In the early 1980s, the Philadelphia 76ers were one of the greatest teams in NBA history. The center of the team was Moses Malone, voted Most Valuable Player in the league. He dominated the paint, averaging twenty-five points and fifteen rebounds per game. The power forward was Julius Erving, a future Hall of Famer, who pioneered the modern style of basketball play with his elegant drives and extravagant slam dunks. In the backcourt were Andrew Toney—his accurate jump shot was a constant offensive threat—and Maurice Cheeks, one of the league leaders in assists and steals.

The 76ers entered the 1982 playoffs with the best record in the NBA. Before the first round of the postseason, a reporter asked Malone what the 76ers thought of their competition. His answer made headlines: "Four, four, four," he said, suggesting that the team would sweep all of their opponents. That had never been done before.

Malone's audacious prediction wasn't far off. During the playoffs, the 76ers' team was like a scoring machine. The offense ran through Malone in the post, but if Malone was double-teamed he simply had to swing the ball over to Erving or kick it out to Toney for a jumper. At times, the players seemed to be incapable of missing shots. On their way to the championship, the 76ers lost one game only, in the second round to Milwaukee. A slightly amended version of Malone's prediction was inscribed on the championship rings: "Fo, five, fo." It was one of the most dominant team performances in basketball history.

While the 76ers were prevailing in the postseason, the psychologists Amos Tversky and Thomas Gilovich were thinking about the imperfections of the human mind. Tversky would later recall watching the NBA games and hearing the television announcers talk about various kinds of streaks. For instance, the sportscasters alluded to the "hot hand" of Julius Erving and said that Andrew Toney was "in the zone." By the time the 76ers reached the NBA finals, the temperature of the team had become a cliché. How could they possibly lose when they were on such a roll?

But all this talk of hot hands and streaks made Tversky and Gilovich curious. Had Moses Malone really become so unstoppable? Could Andrew Toney really not miss a shot? Were the 76ers really as invincible as everyone said? So Tversky and Gilovich decided to conduct a little research experiment. Their question was simple: do players make more shots when they are hot, or do people just
imagine
that they make more shots? In other words, is the hot hand a real phenomenon?

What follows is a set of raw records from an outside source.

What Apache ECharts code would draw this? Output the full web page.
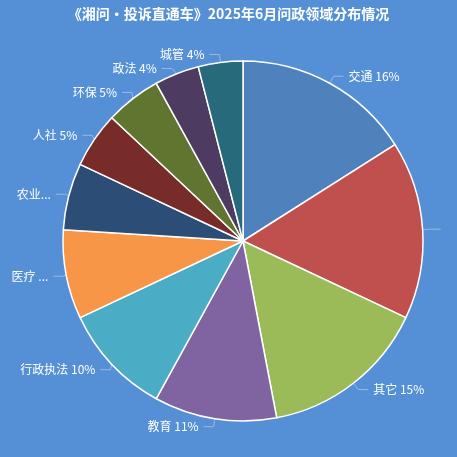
<!DOCTYPE html>
<html><head><meta charset="utf-8">
<script src="https://cdn.jsdelivr.net/npm/echarts@6/dist/echarts.min.js"></script>
<style>html,body{margin:0;padding:0;background:#5590d6}#main{width:457px;height:457px}</style>
</head><body><div id="main"></div>
<script>
var names = ['交通', '住建', '其它', '教育', '行政执法', '医疗', '农业农村', '人社', '环保', '政法', '城管'];
var values = [16, 16, 15, 11, 10, 8, 6, 5, 5, 4, 4];
var colors = ['#4f81bd', '#c0504d', '#9bbb59', '#8064a2', '#4bacc6', '#f79646', '#2c4d75', '#772c2a', '#5f7530', '#4d3b62', '#276a7c'];

var myChart = echarts.init(document.getElementById('main'));
var option = {
    backgroundColor: '#5590d6',
    title: {
        text: '《湘问•投诉直通车》2025年6月问政领域分布情况',
        left: 'center',
        top: 2,
        textStyle: { color: '#fff', fontSize: 14, fontWeight: 'bold', fontFamily: 'Noto Sans CJK SC' }
    },
    series: [{
        type: 'pie',
        center: [243, 241],
        radius: 180,
        startAngle: 90,
        clockwise: true,
        color: colors,
        itemStyle: { borderColor: '#fff', borderWidth: 1.5 },
        label: {
            color: '#fff',
            fontSize: 12,
            fontFamily: 'Noto Sans CJK SC',
            formatter: '{b} {c}%'
        },
        labelLine: { length: 8, length2: 10, lineStyle: { color: '#9ab8dd' } },
        data: names.map(function (n, i) { return { name: n, value: values[i] }; })
    }]
};
myChart.setOption(option);
</script></body></html>
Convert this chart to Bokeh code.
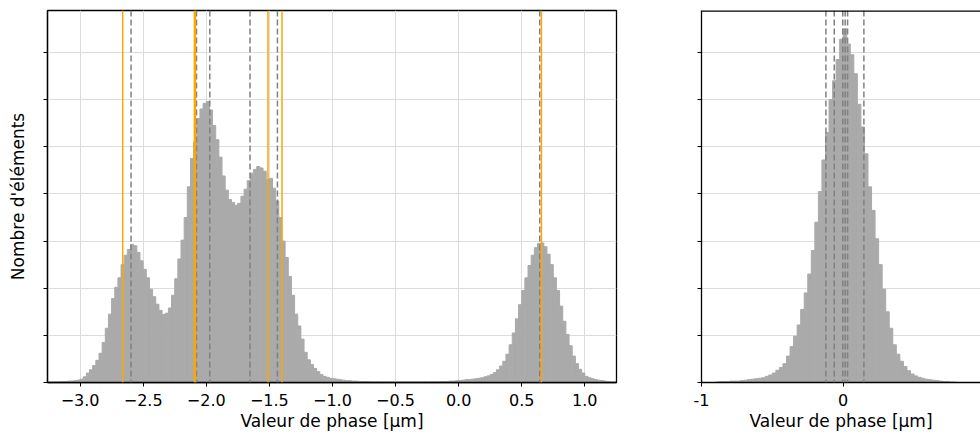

Tversky and Gilovich began the investigation by sifting through years of 76er statistics. They looked at every single shot taken by every single player and then recorded if that shot had been preceded by a string of hits or misses. (The 76ers were one of the few NBA teams that kept track of the order in which shots were taken.) If the hot hand was a real phenomenon, then a hot player should have a higher field-goal percentage after making several previous shots. The streak should elevate his game.

So what did the scientists find? There was absolutely no evidence of the hot hand. A player's chance of making a shot was not affected by whether or not his previous shots had gone in. Each field-goal attempt was its own independent event. The short runs experienced by the 76ers were no different than the short runs that naturally emerge from any random process. Taking a jumper was like flipping a coin. The streaks were a figment of the imagination.